Ten years of Travel Writing & Reading With A Writer’s Eyes

I was so excited when, way back in 2011, my name topped my first article published in MMM. Although it has happened many times since, the thrill of seeing my name in print still remains. Having sharpened my pen working as a volunteer on a community newspaper in Preston and writing my own travel blog, I dipped my toes into paid writing. That first article was a short light-hearted piece about campsite showers. It was the following year that I had a full article published about our campervan and my first travel article was published in 2013. From this slow start I gradually became a regular contributor for MMM and more recently for Campervan Magazine and occasionally other publications.

As well as contributing, I also subscribe to MMM and Campervan Magazine and I continue to read them cover to cover every month. I read with interest what is new in the campervan and motorhome world and I am constantly inspired by the wonderful trips other travel writers make in their ‘vans. If someone else’s trip sounds like just the sort of thing we would do I will scan and keep a copy of the article for future reference before the magazine goes into the recycling box.

Although digital copies are available, I spend so much of my time looking at screens editing photographs, writing and reading some of the excellent blogs out there, I prefer to get a hard copy that I work my way through over a mug of tea. I might curl up in a chair in the afternoon and read MMM or Campervan Mag but I most often read them during our leisurely retirees breakfast time.

For me, writing and reading go hand-in-hand. This isn’t so that I can copy other writers although I do find that reading good travel writing sparks ideas in my head. I will make connections about places and themes to write about next; I might get ideas for how I can structure an article or construct sentences differently in the future; and I learn how I can improve my writing to interest or inform readers better. Every writer has their own voice that shines through the pages and I can only be myself as I write but that doesn’t mean it isn’t useful to see how someone else does it.

Reading good travel writing inspires me to be a better writer but bad writing can help me recognise where I might make mistakes too. As Anne Lamott pointed out:

One reads with a deeper appreciation and concentration, knowing now how hard writing is, especially how hard it is to make it look effortless. You begin to read with a writer’s eyes. You focus in a new way. You study how someone portrays his or her version of things in a way that is new and bold and original.

Writing is never effortless. Typing just 2,000 words that are coherent, absorbing and represent an authentic experience for a travel article takes considerable time and effort and I don’t always meet the standards I set for myself. I am in awe of anyone who has the ability to write enough words for a whole travel book and I am grateful that many wonderful authors have the imagination to write novels. Although I think I still have something new to say, I am clear about and happy to accept my limitations and I don’t intend to put myself under the pressure of writing anything longer.

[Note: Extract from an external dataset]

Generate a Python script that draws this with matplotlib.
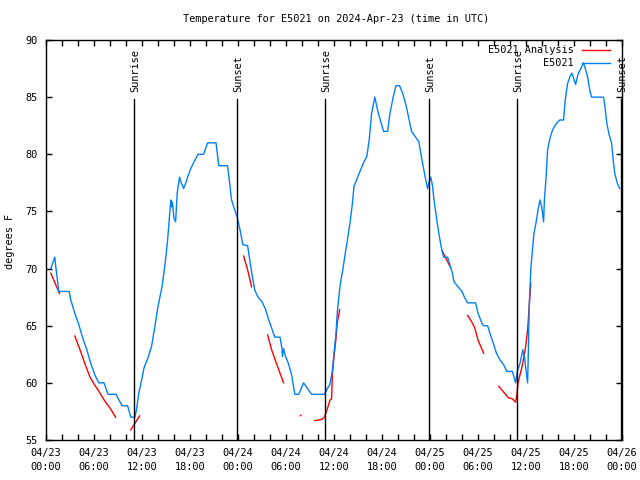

Travel writing is more than having an engaging style and good grammar, it also has to take readers to a place and give a flavour of the destination. I enjoy telling stories from places we visit, sharing nuggets of history that interest me and I include a variety of activities so that each article and blog post is relevant to different readers. We would happily spend an entire holiday walking and cycling but I try to be inclusive and varied. The starting point of each of my travel articles is a trip of our own, I pay my own way and the priority is that we have a good time! So no matter how much readers might like to vicariously experience sky-diving or deep water swimming through one of my travel articles I won’t be giving those things a go just for the sake of good copy!

If I make mistakes, I am sorry but few people are perfect. If my writing looks effortless then I have done a good job. And always, thank you to everyone for reading!